These are a few of my favorite [crochet] things . . .
When my knee cracks
When the phone rings
When I'm feeling sad
I simply remember my favorite things
And then I don't feel, so bad.
Christmas is a short three weeks away and once again, I am struggling with how to answer the question, "What do you want for Christmas, Aunt Vickie?"
Don't get me wrong, there are a lot of things that I would like, no love, to have -- a million dollars, a brand new house, permanent hair dye that magically colors the gray as new hair grows in, the names of those elusive ancestors who insist upon hiding from me, world peace. Seriously, I would love to be introduced to a new author, to find a pair of boots that fit all over, to take a real vacation where I'm not expending energy for someone else's pleasure, or to be on the receiving end of a pair of black or navy blue silk long johns to wear under skirts and pants to keep my legs warm as I commute. And of course, world peace.
The list could go on but I am prevented from responding with the obvious -- crochet goodies or anything related to genealogy. My girls won't have any of it. They do not want to contribute to what they call my obsessions and what I call my hobbies. That means no crochet or genealogy magazines and books, no hooks or notions, and, gasp, no yarn.
But if I could have some of my favorite crochet things, they would include:
Yarn, like Berrocco Latitude, a cotton and rayon which combine to produce a subtly variegated worsted weight yarn wrapped with a coordinating thread. I think the colors (although limited) are great. Like most good cottons, this yarn produces great stitch definition that would show off almost any fancy stitch. Of course, I already have quite a stash of yarn but who says when enough is too much. Particularly when I get verrrrry specific requests for a pair of socks or a pair of mittens or a shawl.

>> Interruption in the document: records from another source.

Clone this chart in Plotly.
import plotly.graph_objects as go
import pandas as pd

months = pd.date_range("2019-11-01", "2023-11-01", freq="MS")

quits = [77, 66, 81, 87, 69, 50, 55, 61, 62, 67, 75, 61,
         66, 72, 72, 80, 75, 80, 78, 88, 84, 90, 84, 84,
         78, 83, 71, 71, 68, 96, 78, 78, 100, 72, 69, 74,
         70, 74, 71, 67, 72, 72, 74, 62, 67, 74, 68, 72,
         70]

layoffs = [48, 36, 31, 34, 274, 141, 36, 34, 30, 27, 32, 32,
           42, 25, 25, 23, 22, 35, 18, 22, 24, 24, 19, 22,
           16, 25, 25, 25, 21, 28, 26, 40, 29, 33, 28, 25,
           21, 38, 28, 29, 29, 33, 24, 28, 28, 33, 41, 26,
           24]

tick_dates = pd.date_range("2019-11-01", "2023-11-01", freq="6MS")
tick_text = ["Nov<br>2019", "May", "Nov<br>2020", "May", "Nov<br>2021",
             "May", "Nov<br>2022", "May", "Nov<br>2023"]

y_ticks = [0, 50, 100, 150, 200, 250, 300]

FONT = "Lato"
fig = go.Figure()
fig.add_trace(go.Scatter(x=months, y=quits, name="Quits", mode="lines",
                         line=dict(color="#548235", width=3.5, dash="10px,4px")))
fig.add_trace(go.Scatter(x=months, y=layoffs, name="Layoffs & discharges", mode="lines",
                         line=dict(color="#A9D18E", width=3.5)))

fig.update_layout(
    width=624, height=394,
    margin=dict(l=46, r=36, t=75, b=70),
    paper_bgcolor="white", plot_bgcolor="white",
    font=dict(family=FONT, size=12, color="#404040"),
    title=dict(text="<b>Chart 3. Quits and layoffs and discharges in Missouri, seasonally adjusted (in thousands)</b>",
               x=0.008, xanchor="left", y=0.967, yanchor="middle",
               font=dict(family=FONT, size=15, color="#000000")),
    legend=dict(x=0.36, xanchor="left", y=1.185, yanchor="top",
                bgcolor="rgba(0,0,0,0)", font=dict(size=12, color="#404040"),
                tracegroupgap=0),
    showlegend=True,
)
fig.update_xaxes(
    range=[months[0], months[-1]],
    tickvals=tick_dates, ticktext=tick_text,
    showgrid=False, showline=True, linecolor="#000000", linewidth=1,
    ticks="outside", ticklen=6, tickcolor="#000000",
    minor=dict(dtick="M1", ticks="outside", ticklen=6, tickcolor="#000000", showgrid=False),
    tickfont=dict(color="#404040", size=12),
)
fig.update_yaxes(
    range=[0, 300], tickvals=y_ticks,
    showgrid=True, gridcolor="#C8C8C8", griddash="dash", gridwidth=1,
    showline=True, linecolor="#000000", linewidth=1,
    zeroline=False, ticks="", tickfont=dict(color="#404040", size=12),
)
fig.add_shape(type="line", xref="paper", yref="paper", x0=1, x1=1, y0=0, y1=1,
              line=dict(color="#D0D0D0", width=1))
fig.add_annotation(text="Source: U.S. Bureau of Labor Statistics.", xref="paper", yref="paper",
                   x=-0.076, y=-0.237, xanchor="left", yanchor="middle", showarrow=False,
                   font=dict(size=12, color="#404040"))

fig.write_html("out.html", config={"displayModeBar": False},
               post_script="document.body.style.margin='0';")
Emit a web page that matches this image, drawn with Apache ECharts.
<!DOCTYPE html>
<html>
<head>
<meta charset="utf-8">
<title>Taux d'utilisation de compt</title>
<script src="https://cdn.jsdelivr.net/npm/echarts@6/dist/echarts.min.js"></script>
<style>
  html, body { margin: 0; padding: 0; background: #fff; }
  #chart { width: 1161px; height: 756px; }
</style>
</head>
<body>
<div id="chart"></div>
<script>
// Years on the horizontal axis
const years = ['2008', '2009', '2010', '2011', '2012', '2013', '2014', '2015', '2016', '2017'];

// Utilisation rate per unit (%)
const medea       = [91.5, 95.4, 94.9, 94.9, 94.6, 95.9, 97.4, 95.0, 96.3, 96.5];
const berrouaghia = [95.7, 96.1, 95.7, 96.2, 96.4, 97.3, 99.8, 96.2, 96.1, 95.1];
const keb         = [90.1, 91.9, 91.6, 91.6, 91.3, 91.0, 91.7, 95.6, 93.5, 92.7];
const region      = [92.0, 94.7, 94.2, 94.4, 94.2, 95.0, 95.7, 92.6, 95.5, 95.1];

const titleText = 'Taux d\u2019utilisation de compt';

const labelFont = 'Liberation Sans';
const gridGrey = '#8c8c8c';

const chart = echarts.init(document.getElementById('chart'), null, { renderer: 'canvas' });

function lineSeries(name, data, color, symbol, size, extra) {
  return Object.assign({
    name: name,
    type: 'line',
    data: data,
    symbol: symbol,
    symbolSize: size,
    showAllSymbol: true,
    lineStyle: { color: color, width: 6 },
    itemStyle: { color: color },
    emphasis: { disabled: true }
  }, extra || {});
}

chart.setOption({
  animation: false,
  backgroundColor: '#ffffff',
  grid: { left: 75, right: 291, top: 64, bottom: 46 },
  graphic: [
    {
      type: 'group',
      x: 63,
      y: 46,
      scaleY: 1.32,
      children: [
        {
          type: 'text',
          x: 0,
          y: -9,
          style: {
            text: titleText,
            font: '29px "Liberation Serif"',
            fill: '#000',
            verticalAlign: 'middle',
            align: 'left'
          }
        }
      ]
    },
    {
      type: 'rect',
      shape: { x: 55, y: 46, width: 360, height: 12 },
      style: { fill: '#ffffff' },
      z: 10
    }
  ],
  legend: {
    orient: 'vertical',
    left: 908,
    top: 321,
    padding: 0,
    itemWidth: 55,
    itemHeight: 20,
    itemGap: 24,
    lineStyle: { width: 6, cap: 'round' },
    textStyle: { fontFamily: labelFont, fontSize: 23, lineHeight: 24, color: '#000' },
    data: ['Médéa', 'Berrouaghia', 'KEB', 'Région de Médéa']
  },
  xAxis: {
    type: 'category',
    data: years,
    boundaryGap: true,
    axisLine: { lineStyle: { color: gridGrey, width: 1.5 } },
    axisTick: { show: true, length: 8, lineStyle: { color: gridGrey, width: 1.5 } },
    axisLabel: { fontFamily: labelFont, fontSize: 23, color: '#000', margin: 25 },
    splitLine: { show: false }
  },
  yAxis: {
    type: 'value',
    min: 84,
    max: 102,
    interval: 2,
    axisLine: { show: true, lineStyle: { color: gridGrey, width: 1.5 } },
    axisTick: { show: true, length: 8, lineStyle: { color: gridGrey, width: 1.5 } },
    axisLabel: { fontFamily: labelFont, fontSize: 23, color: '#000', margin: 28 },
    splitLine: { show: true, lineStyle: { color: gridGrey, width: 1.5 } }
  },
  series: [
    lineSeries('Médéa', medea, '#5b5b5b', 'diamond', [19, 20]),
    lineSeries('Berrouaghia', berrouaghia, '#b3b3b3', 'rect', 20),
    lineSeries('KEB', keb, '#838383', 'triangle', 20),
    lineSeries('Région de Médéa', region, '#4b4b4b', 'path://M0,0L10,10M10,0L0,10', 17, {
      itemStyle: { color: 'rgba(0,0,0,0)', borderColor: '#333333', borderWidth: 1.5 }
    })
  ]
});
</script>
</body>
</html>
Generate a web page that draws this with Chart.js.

A crochet hook gauge designed specifically for, you guessed it, crochet hooks! All the other gauges on the market are of the 'hole' variety, in which you insert your hook or needle. Those of you who know crochet hooks, know that hooks by different manufacturers can vary widely so that type of gauge is relatively useless. But this gauge is tapered, allowing you to see the true physical size of each hook where it matters, regardless of manufacturer and regardless of the size markings given. Relatively inexpensive (less than $8), this notion should be in every crocheter's bag. Caution: although made of thick plastic, it can crack at the bottom where the gauge narrows. Just remember to keep it in your bag with your hook collection and not traveling with your works in progress.
Crochet hooks to go with the gauge. I have been using Kinki Amibari's Yuraku aluminum hooks with bamboo handles this last year. Despite the 5-inch handle length, these tapered headed hooks handle like a dream (no pun intended). I only wish I can find a distributor who sells the in-between sizes.
Fancy Buttons! God, I love me some buttons. I think they just add so much to a garment and can really spruce up a hat or scarflet. A button added to a flat 2-dimensional flower suddenly springs to life with the unexpected button that expresses that the wearer is "cute as a button."
Pom-Pom Makers. Just the right gadget with which to make those furry little balls that embellish hats (at the top of the head and at the bottom of the ties) and other garments. Granted, I can use a piece of cardboard but my pom-poms always turn out like crap. That's probably why I typically steer clear of them. Perhaps with one of these little doo-dads, I might have better luck.
A good Granny Square Afghan pattern. The oldest will be going off to college next fall and has asked, no told me, that she expects to take along a handmade-by-me granny square afghan with her. You may say, no problem, but for me, this will be quite a challenge to make one large enough for a twin bed. Not being a huge fan of granny squares, I just haven't attempted to make one, and most certainly have not had an opportunity to settle on a favorite. After a bit of preliminary research, I thought she might like Lisa Naskrent's Moorish Mosaic Afghan, but noooo, she wants something a lot more traditional. Perhaps she might like the Mosaic Throw by Ellen Gormley (pictured right).
More crochet and genealogy podcasts that are funny, slightly irreverent, and full of useless facts. Podcasts enhance my weekday commute, as does a good portable crochet project. What's on my MP3 player is TheKnitWits, a wife and husband team who just chat away about her knitting and spinning, all within the context of sharing stories about their life. Since they live in Tennessee, I will just say, they are a hoot. Go give them a spin. As for a genealogy podcast, I listen to several but none are of the "laugh out loud, pee your pants" variety. I also must admit to following the shenanigans of Click and Clack the Tappet Brothers of NPR's CarTalk, which I listened to religously for years until the local station kept changing the broadcast schedule. Now, with the advent of Star Trek inspired technology, I no longer worry about missing the show -- I download the podcast and listen at my leisure. Unfortunately, these weekly 1-hour shows I'm currently following are not enough. I need more. Anybody got any suggestions for good crochet or genealogy podcasts to add?
So, these are a few of my favorite things. A girl can dream, can't she?